** YOUR INSTRUCTIONS **
Search the data for the string "image" and gather each line it is in.

===== RECORDED DATA =====

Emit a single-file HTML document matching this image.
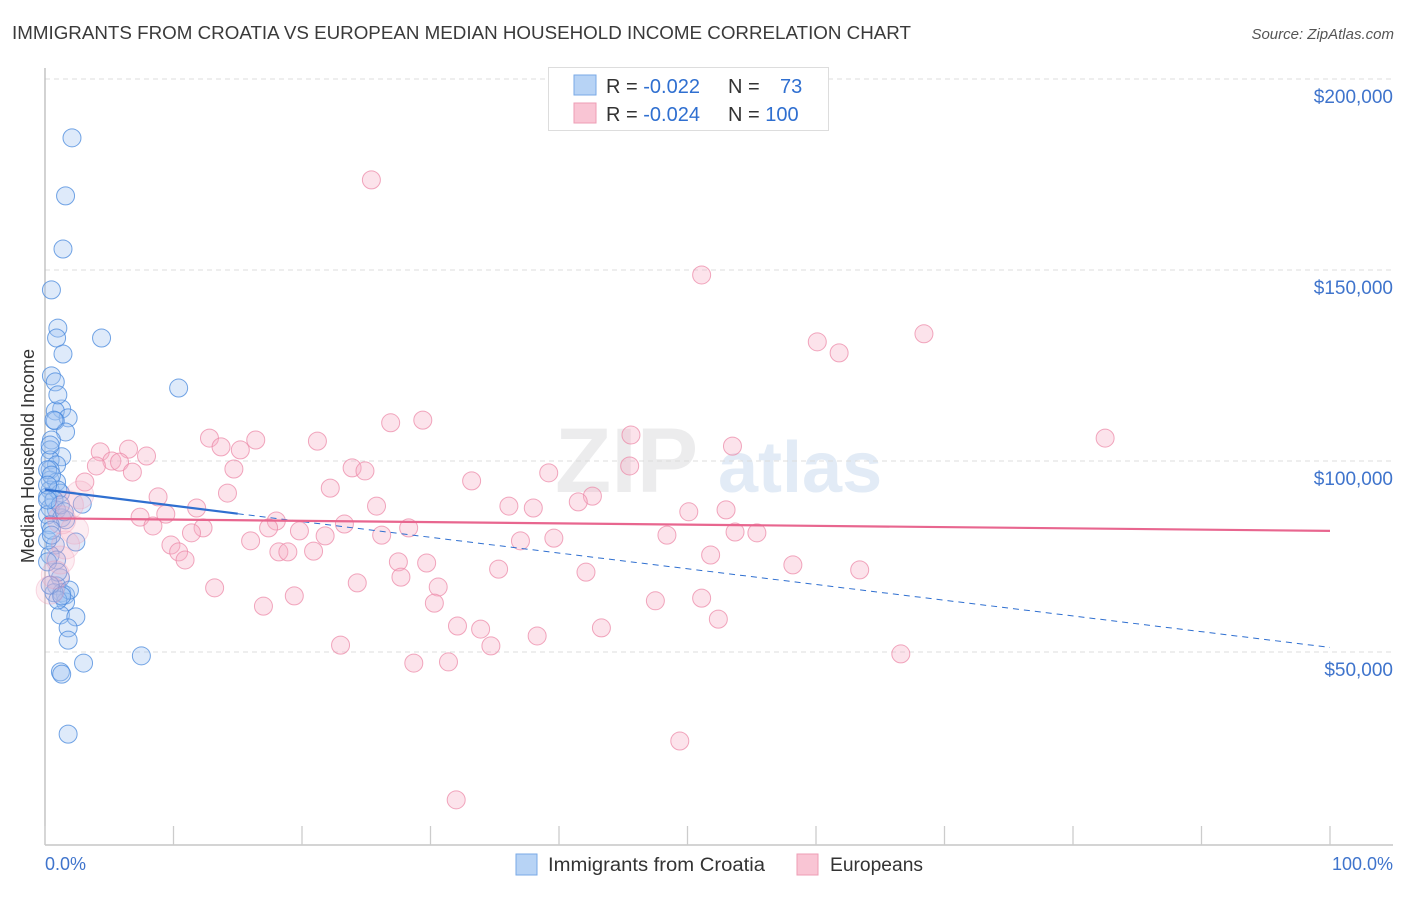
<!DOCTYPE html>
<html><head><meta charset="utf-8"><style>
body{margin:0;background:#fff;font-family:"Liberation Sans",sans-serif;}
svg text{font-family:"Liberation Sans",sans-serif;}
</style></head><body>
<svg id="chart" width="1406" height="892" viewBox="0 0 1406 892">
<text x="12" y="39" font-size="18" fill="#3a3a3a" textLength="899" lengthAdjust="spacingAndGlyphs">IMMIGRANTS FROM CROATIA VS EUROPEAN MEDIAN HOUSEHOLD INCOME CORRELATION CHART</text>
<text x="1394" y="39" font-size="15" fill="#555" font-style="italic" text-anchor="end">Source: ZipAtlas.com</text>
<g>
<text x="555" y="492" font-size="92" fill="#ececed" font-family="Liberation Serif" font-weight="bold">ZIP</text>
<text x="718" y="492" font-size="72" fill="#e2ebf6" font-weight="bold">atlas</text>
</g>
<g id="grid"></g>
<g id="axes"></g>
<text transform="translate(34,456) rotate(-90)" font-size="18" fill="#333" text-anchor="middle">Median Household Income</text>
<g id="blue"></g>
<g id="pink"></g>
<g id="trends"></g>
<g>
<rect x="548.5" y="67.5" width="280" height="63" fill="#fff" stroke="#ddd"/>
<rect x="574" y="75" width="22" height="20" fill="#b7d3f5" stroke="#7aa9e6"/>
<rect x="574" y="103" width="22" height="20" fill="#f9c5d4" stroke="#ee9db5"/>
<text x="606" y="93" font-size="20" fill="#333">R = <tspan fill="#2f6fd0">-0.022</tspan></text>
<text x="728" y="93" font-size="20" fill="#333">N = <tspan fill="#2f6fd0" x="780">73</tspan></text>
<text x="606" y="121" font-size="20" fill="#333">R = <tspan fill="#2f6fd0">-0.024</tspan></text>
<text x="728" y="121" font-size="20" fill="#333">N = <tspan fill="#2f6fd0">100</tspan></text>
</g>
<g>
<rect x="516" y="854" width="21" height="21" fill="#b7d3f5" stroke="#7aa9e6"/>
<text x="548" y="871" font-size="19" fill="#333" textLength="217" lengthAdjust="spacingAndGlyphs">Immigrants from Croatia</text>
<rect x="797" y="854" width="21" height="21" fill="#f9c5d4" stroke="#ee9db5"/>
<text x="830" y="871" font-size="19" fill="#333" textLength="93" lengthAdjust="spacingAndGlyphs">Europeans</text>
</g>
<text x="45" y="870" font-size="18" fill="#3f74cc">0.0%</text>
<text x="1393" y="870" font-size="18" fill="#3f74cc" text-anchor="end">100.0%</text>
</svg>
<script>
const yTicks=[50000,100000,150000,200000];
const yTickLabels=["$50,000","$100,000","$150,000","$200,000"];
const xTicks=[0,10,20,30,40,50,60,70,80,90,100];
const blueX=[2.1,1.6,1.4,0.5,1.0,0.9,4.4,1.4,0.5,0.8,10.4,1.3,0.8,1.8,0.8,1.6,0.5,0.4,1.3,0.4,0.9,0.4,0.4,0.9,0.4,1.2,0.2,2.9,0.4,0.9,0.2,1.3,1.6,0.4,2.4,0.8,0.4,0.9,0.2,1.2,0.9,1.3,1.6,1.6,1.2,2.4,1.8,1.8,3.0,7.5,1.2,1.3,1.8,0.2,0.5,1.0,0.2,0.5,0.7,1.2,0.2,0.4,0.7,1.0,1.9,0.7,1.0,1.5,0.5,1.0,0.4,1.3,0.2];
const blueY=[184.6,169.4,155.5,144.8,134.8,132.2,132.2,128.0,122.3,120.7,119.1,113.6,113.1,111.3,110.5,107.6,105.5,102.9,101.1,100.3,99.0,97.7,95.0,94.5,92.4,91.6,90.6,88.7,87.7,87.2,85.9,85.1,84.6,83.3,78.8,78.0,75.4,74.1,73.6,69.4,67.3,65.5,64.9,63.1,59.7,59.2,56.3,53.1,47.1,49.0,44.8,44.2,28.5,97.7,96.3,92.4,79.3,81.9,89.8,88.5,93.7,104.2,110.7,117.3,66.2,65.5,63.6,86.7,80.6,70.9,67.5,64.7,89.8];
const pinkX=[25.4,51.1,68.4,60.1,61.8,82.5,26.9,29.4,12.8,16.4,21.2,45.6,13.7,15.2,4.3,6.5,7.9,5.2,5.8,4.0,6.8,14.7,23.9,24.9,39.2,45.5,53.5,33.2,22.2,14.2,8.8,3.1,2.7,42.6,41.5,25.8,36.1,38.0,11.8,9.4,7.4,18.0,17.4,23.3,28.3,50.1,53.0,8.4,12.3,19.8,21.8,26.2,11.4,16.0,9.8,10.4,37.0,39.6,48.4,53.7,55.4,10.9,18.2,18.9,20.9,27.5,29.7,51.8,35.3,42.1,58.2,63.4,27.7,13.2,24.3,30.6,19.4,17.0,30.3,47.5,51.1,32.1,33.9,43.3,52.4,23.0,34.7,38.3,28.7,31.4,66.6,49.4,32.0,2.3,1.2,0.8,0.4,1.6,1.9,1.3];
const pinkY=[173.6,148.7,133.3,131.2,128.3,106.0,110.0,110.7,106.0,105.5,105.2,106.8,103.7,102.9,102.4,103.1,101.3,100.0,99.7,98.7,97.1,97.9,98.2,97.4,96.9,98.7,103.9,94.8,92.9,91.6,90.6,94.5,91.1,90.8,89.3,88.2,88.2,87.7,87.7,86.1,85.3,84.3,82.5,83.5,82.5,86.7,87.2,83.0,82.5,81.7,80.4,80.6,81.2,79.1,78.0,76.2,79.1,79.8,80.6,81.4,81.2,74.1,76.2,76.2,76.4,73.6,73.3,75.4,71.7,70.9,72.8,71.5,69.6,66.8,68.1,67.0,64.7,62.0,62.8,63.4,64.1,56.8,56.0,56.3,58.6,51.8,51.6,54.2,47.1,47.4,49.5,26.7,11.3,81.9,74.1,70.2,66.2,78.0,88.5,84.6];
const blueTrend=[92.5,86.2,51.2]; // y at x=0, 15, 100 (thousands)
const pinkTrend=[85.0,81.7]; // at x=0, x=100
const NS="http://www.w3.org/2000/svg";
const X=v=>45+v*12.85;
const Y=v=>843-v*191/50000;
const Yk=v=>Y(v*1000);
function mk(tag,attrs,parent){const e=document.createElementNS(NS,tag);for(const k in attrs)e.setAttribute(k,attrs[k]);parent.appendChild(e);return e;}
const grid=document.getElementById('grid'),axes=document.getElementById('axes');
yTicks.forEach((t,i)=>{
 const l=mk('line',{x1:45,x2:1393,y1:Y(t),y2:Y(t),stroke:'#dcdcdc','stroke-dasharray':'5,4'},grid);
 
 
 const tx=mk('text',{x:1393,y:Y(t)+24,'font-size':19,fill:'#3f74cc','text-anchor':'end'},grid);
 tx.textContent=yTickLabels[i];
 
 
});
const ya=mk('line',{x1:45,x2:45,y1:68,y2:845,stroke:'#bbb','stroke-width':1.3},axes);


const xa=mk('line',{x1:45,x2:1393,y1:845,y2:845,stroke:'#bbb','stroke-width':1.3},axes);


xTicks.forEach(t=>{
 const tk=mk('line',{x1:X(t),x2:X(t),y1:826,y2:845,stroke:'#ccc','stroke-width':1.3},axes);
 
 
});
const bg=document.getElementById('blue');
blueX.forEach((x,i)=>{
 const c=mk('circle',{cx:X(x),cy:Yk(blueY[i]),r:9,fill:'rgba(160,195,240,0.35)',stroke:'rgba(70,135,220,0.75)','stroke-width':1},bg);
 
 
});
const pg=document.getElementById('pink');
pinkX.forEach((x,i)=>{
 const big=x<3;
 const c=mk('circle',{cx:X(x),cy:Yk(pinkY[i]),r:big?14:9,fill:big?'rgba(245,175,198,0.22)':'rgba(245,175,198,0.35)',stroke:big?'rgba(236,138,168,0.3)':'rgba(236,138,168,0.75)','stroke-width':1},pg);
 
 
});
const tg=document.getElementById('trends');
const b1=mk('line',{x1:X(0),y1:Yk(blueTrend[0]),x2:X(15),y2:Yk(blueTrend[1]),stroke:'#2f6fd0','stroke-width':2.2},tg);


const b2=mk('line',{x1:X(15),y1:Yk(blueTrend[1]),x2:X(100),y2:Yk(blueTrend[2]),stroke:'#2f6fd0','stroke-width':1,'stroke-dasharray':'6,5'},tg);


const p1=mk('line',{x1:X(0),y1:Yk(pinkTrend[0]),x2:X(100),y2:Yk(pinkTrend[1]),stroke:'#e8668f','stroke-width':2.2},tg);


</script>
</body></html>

=====
===== RECORDED DATA =====

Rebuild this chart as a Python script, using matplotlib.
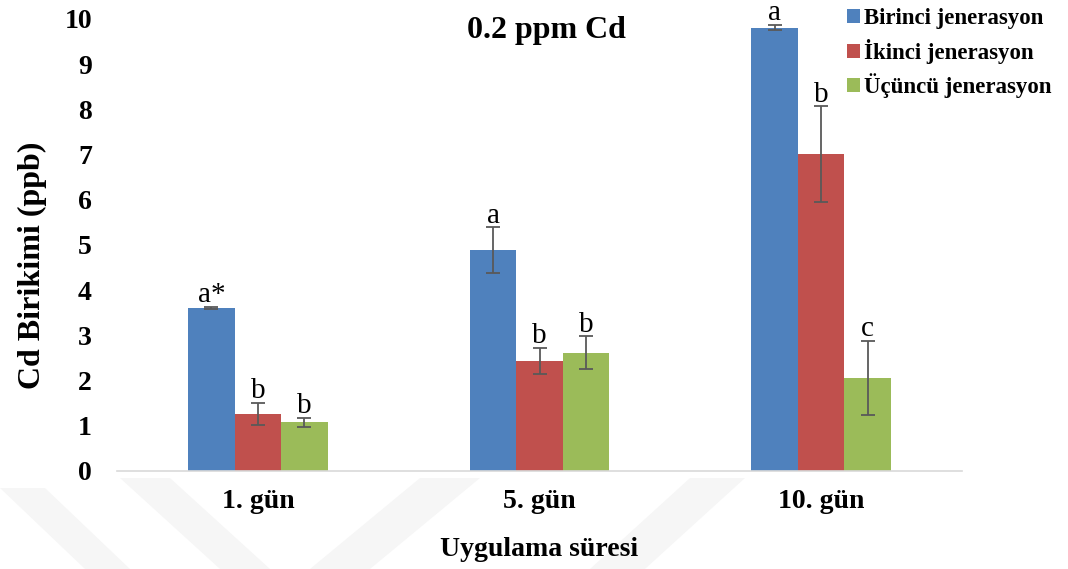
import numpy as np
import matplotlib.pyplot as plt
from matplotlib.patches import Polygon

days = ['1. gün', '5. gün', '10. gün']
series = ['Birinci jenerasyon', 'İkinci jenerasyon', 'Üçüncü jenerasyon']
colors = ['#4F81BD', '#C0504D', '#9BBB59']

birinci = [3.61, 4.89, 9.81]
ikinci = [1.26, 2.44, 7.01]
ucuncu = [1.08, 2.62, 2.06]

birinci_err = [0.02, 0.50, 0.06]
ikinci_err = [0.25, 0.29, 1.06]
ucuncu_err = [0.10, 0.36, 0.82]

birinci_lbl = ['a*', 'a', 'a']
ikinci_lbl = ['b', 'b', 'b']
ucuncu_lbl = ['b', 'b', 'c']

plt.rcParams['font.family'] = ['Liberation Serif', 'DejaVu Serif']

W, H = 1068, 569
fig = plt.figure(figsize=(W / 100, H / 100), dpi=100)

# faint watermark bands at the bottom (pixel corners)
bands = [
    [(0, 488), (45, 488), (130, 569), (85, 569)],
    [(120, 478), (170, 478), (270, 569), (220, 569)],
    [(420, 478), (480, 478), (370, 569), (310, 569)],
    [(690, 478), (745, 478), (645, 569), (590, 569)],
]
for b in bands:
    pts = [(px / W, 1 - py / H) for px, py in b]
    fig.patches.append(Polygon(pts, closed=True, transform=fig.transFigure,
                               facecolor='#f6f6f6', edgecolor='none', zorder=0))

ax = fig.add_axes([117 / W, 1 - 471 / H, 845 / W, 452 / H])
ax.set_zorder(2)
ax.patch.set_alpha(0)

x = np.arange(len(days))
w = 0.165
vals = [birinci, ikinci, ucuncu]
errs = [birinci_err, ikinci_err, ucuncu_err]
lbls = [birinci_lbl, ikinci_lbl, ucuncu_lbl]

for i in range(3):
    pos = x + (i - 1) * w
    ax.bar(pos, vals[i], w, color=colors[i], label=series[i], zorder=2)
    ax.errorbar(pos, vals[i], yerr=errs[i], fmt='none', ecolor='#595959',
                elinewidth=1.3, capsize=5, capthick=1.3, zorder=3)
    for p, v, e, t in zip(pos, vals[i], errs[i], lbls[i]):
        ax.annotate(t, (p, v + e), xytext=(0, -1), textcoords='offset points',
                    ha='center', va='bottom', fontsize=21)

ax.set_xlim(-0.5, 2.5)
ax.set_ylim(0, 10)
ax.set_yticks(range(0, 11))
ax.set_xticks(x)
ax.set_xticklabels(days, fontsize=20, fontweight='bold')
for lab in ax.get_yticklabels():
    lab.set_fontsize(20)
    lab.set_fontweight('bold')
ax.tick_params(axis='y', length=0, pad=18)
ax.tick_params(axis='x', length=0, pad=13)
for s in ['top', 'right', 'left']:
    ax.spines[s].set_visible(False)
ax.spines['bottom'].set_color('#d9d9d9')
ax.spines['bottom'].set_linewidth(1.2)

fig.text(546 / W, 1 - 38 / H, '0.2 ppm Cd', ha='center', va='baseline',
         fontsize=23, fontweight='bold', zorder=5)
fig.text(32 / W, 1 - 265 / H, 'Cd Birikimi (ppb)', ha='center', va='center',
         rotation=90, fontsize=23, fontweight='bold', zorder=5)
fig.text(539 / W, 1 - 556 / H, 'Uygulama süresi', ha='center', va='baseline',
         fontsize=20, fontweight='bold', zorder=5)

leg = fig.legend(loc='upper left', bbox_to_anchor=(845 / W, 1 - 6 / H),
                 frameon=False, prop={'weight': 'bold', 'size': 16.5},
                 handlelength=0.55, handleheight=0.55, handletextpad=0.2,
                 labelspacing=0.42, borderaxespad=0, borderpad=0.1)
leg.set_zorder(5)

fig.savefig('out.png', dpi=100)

=====
===== RECORDED DATA =====

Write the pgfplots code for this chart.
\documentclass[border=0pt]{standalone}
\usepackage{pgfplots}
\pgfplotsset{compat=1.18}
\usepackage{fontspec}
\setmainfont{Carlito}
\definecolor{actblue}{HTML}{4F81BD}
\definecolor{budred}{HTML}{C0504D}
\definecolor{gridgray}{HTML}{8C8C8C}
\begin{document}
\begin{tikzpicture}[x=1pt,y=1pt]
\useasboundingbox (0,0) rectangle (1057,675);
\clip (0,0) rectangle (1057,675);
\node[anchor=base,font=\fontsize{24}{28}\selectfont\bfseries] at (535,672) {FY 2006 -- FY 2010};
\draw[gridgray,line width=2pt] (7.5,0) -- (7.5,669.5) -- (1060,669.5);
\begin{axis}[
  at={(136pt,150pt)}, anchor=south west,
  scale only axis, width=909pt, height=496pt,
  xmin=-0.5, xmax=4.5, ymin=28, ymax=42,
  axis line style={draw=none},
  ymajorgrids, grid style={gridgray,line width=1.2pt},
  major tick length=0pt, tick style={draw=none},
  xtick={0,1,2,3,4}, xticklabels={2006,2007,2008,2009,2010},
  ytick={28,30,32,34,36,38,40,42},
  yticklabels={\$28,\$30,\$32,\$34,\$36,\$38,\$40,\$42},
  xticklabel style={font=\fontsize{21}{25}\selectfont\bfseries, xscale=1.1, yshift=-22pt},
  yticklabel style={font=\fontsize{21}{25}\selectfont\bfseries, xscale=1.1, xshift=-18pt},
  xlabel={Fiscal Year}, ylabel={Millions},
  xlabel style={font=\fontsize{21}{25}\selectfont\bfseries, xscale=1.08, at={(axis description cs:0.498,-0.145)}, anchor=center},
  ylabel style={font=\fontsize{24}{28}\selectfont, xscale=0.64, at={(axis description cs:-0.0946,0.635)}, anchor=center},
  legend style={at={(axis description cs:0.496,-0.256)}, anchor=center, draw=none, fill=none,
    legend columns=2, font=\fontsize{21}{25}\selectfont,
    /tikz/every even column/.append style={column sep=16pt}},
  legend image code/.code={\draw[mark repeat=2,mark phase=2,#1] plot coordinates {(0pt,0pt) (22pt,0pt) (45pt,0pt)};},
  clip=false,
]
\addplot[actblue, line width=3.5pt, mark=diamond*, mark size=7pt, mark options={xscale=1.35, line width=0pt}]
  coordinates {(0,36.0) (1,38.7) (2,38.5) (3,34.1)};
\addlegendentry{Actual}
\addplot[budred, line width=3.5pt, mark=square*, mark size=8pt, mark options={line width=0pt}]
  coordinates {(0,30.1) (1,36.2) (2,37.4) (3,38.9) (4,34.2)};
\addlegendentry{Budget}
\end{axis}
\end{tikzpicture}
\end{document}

=====

** EXERCISE ANSWER **
Emit a single-file HTML document matching this image.
  legend image code/.code={\draw[mark repeat=2,mark phase=2,#1] plot coordinates {(0pt,0pt) (22pt,0pt) (45pt,0pt)};},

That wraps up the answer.